Anyway, it made for a very relaxing Christmas day (with no pots to wash!)

Oh... I enjoy'd my Christmas morning Caesars a lot!

2009 Jan 6
As much as food & wine is a passion for us, so is travel. So this year with the kids grown, and everyone with plans of their own, we decided to get away and enjoy some southern sunshine instead of the traditional Ottawa Christmas & New Years.

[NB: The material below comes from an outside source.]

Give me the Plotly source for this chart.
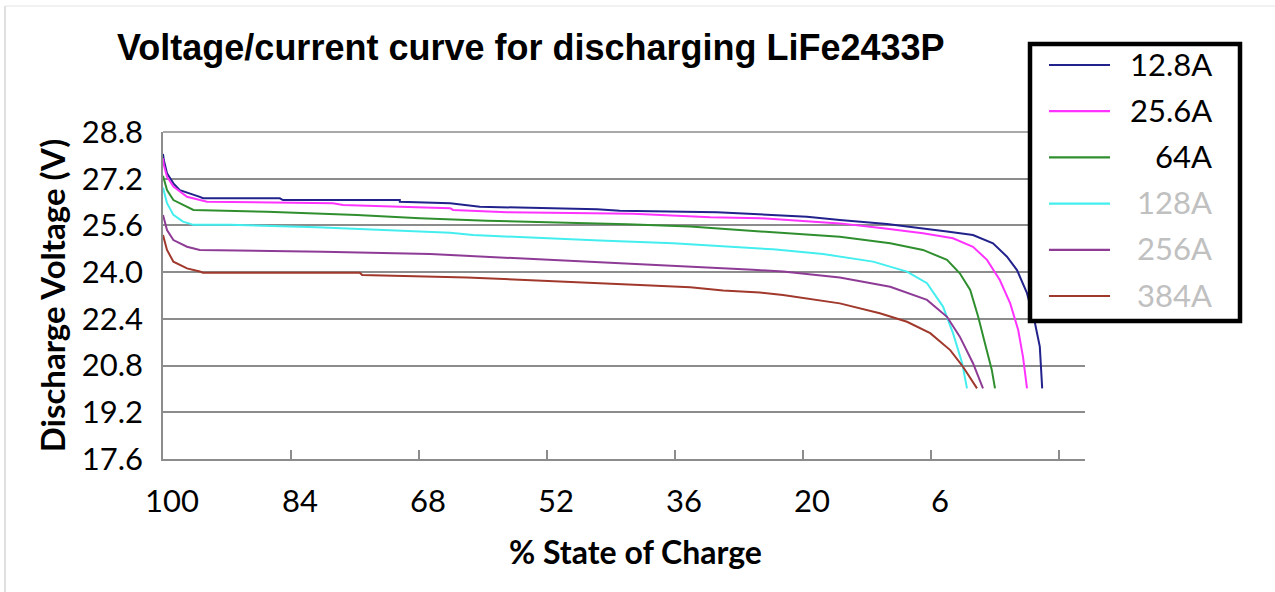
import plotly.graph_objects as go

# ---------------- data ----------------
series_names = ["12.8A", "25.6A", "64A", "128A", "256A", "384A"]
series_colors = ["#22228c", "#ff33ff", "#2f8f2f", "#44eeee", "#8e3b96", "#a0382c"]
legend_text_colors = ["#000000", "#000000", "#000000", "#c0c0c0", "#c0c0c0", "#c0c0c0"]

soc_128 = [100.0, 99.9, 99.5, 98.7, 97.9, 96.6, 95.4, 95.0, 85.4, 85.0, 70.4, 70.4, 64.1,
           60.4, 45.75, 42.9, 30.75, 23.9, 19.5, 15.4, 9.5, 2.0, -1.25, -3.75, -5.5,
           -6.75, -8.0, -9.0, -9.6, -9.9]
v_128 = [28.05, 27.84, 27.39, 27.04, 26.81, 26.70, 26.58, 26.53, 26.53, 26.47, 26.47, 26.41, 26.36,
         26.24, 26.15, 26.10, 26.05, 25.96, 25.90, 25.79, 25.65, 25.39, 25.27, 24.99, 24.53,
         24.07, 23.28, 22.25, 21.45, 20.02]

soc_256 = [100.0, 99.9, 99.5, 98.7, 97.0, 94.5, 78.75, 77.5, 70.4, 64.1, 63.75, 57.0, 41.25,
           31.6, 25.4, 19.5, 15.4, 10.0, 5.0, 1.25, -1.25, -3.0, -4.6, -5.9, -6.9, -7.5, -8.0]
v_256 = [27.9, 27.67, 27.27, 26.93, 26.58, 26.41, 26.36, 26.30, 26.24, 26.19, 26.13, 26.05, 26.00,
         25.88, 25.85, 25.73, 25.67, 25.50, 25.33, 25.16, 24.87, 24.42, 23.73, 22.93, 22.02, 21.10, 20.02]

soc_64 = [100.0, 99.5, 98.7, 97.5, 96.2, 87.0, 75.75, 67.9, 59.5, 49.5, 42.0, 34.1, 27.9,
          22.9, 15.4, 9.1, 5.0, 2.0, 0.4, -0.9, -1.9, -2.75, -3.6, -4.0]
v_64 = [27.3, 26.81, 26.47, 26.30, 26.13, 26.07, 25.96, 25.85, 25.76, 25.69, 25.64, 25.56, 25.44,
        25.35, 25.21, 24.99, 24.76, 24.42, 23.96, 23.39, 22.47, 21.56, 20.65, 20.02]

soc_128a = [100.0, 99.5, 98.7, 97.5, 96.2, 91.6, 80.75, 70.75, 64.1, 61.25, 52.9, 45.4, 36.25,
            27.9, 23.75, 17.5, 11.25, 7.0, 4.5, 2.5, 1.25, 0.1, -0.5]
v_128a = [26.9, 26.36, 25.96, 25.73, 25.62, 25.62, 25.54, 25.44, 25.35, 25.27, 25.16, 25.08, 24.99,
          24.85, 24.78, 24.62, 24.36, 24.02, 23.62, 22.82, 21.91, 20.88, 20.02]

soc_256a = [100.0, 99.5, 98.7, 97.0, 95.4, 80.0, 66.6, 57.5, 48.75, 41.25, 36.25, 30.0, 26.25,
            22.5, 15.4, 9.1, 4.5, 2.0, 0.4, -1.25, -2.5]
v_256a = [25.96, 25.44, 25.10, 24.87, 24.76, 24.70, 24.62, 24.50, 24.39, 24.30, 24.22, 24.15, 24.08,
          24.02, 23.82, 23.50, 23.05, 22.47, 21.79, 20.88, 20.02]

soc_384 = [100.0, 99.5, 98.7, 97.0, 95.4, 95.0, 75.4, 75.1, 62.0, 52.9, 46.25, 40.4, 34.1, 30.0,
           25.4, 22.5, 15.4, 10.4, 7.0, 4.1, 1.6, 0.0, -1.75]
v_384 = [25.27, 24.76, 24.36, 24.13, 24.02, 23.98, 23.98, 23.90, 23.82, 23.70, 23.62, 23.56, 23.48,
         23.37, 23.30, 23.22, 22.93, 22.59, 22.30, 21.91, 21.33, 20.76, 20.02]

series_x = [soc_128, soc_256, soc_64, soc_128a, soc_256a, soc_384]
series_y = [v_128, v_256, v_64, v_128a, v_256a, v_384]

x_tick_vals = [100, 84, 68, 52, 36, 20, 4, -12]
x_tick_text = ["100", "84", "68", "52", "36", "20", "6", ""]
y_tick_vals = [17.6, 19.2, 20.8, 22.4, 24.0, 25.6, 27.2, 28.8]

# ---------------- figure ----------------
W, H = 1275, 592
PL, PR, PT, PB = 163, 1085, 132, 459  # plot area in pixels


def px_x(p):
    return (p - PL) / (PR - PL)


def px_y(p):
    return (PB - p) / (PB - PT)


fig = go.Figure()
for name, col, xs, ys in zip(series_names, series_colors, series_x, series_y):
    fig.add_trace(go.Scatter(x=xs, y=ys, mode="lines", name=name,
                             line=dict(color=col, width=2), showlegend=False))

grid_col = "#8c8c8c"
fig.update_layout(
    width=W, height=H,
    margin=dict(l=PL, r=W - PR, t=PT, b=H - PB, pad=0),
    paper_bgcolor="white", plot_bgcolor="white",
    font=dict(family="Lato", size=31, color="black"),
    title=dict(text="<b>Voltage/current curve for discharging LiFe2433P</b>",
               font=dict(family="Liberation Sans", size=36, color="black"),
               x=117 / W, xanchor="left", xref="container",
               y=1 - 47 / H, yanchor="middle", yref="container"),
    xaxis=dict(range=[100, -15.25], tickmode="array", tickvals=x_tick_vals, ticktext=x_tick_text,
               ticks="inside", ticklen=9, tickwidth=1.5, tickcolor=grid_col,
               showline=True, linecolor=grid_col, linewidth=1.5,
               showgrid=False, zeroline=False, ticklabelstandoff=14, ticklabelshift=-9,
               tickfont=dict(family="Lato", size=31, color="black")),
    yaxis=dict(range=[17.6, 28.8], tickmode="array", tickvals=y_tick_vals, tickformat=".1f",
               ticks="", showline=True, linecolor=grid_col, linewidth=1.5,
               showgrid=True, gridcolor=grid_col, gridwidth=1.5, zeroline=False,
               ticklabelstandoff=12,
               tickfont=dict(family="Lato", size=31, color="black"),
               title=dict(text="<b>Discharge Voltage (V)</b>", standoff=6,
                          font=dict(family="Lato", size=33, color="black"))),
)

shapes = [
    # top gridline (28.8)
    dict(type="line", xref="paper", yref="paper", x0=0, x1=1, y0=1, y1=1,
         line=dict(color=grid_col, width=1.5), layer="below"),
    # faint outer frame (left / top)
    dict(type="line", xref="paper", yref="paper", x0=px_x(5), x1=px_x(5), y0=px_y(592), y1=px_y(6),
         line=dict(color="#d6d6d6", width=1.5)),
    dict(type="line", xref="paper", yref="paper", x0=px_x(5), x1=px_x(1275), y0=px_y(6), y1=px_y(6),
         line=dict(color="#e4e4e4", width=1)),
    # legend box
    dict(type="rect", xref="paper", yref="paper", x0=px_x(1030), x1=px_x(1240),
         y0=px_y(321), y1=px_y(44), fillcolor="white", line=dict(color="black", width=4.5),
         layer="above"),
]
annotations = [
    # x-axis title
    dict(xref="paper", yref="paper", x=px_x(635), y=px_y(551), text="<b>% State of Charge</b>",
         showarrow=False, xanchor="center", yanchor="middle",
         font=dict(family="Lato", size=32, color="black")),
]
for i, (name, col, tcol) in enumerate(zip(series_names, series_colors, legend_text_colors)):
    yy = px_y(65 + 46.2 * i)
    shapes.append(dict(type="line", xref="paper", yref="paper", x0=px_x(1049), x1=px_x(1110),
                       y0=yy, y1=yy, line=dict(color=col, width=2.2), layer="above"))
    annotations.append(dict(xref="paper", yref="paper", x=px_x(1214), y=yy + 0.004, text=name,
                            showarrow=False, xanchor="right", yanchor="middle",
                            font=dict(family="Lato", size=31, color=tcol)))
fig.update_layout(shapes=shapes, annotations=annotations)

fig.write_html("out.html", config={"displayModeBar": False},
               post_script="document.body.style.margin='0';")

Our Christmas celebration began on Christmas Eve when after watching a glorious Florida Keys sunset from a rooftop deck, we went on to have a glass of wine at a local Wine Bar while sitting on a huge southern veranda. From there it was on to our dinner reservations at another huge southern house which had been converted into a seaside restaurant. From the back side the entire home opened up, with a balcony up top, and French doors leading onto multi-tiered decks below. The restaurant’s bar was on the lowest level, next to the ocean. Although it was dark, one could see (and hear) the ink black water in the moonlight as it crashed onto the shore and against the sea wall. Our dining table gave us a better view, as we watched a lighthouse off in the distance, and noticed the many stars above us... a perfectly balmy night, we didn't even need a sweater or jacket. It was a fantastic meal and the service was excellent.

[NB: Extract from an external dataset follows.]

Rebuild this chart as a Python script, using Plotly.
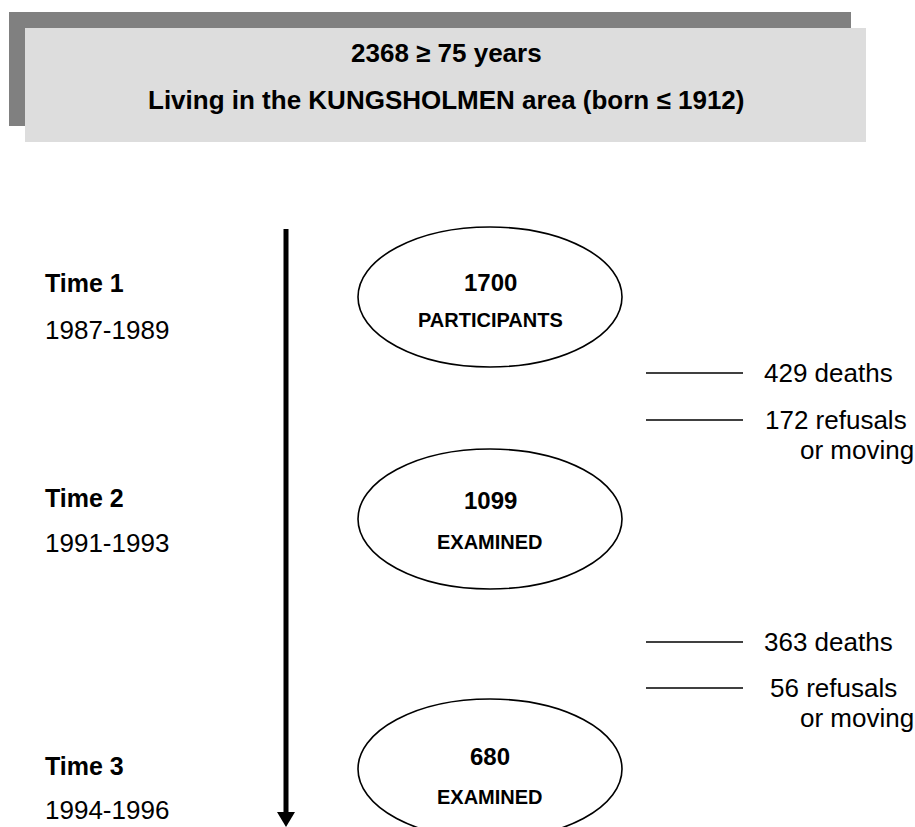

Christmas Day we enjoyed our holiday location doing some touristy things, and finished up with dinner at the Hotel’s Restaurant on the Beach. Not nearly as romantic as the night before, and this was far more casual… the restaurant is literally on the beach, and shoes are not necessary, infact they get in the way of making one’s way thru the sand to the front door. We both opted for the traditional Turkey Dinner… which was surprisingly tasty... real turkey slices, stuffing, mashed potatoes, gravy, veggies and cranberry sauce. All very good, although the Pinot Noir we chose to accompany it was a huge disappointment. However, all was not lost, the food was decent, the location wonderful, and Hector our waiter a former professional dancer from Cuba (he had gained his leave from Cuba as a a dancer with Gregory Hines on tour) was a complete joy. All in all a memorable Christmas.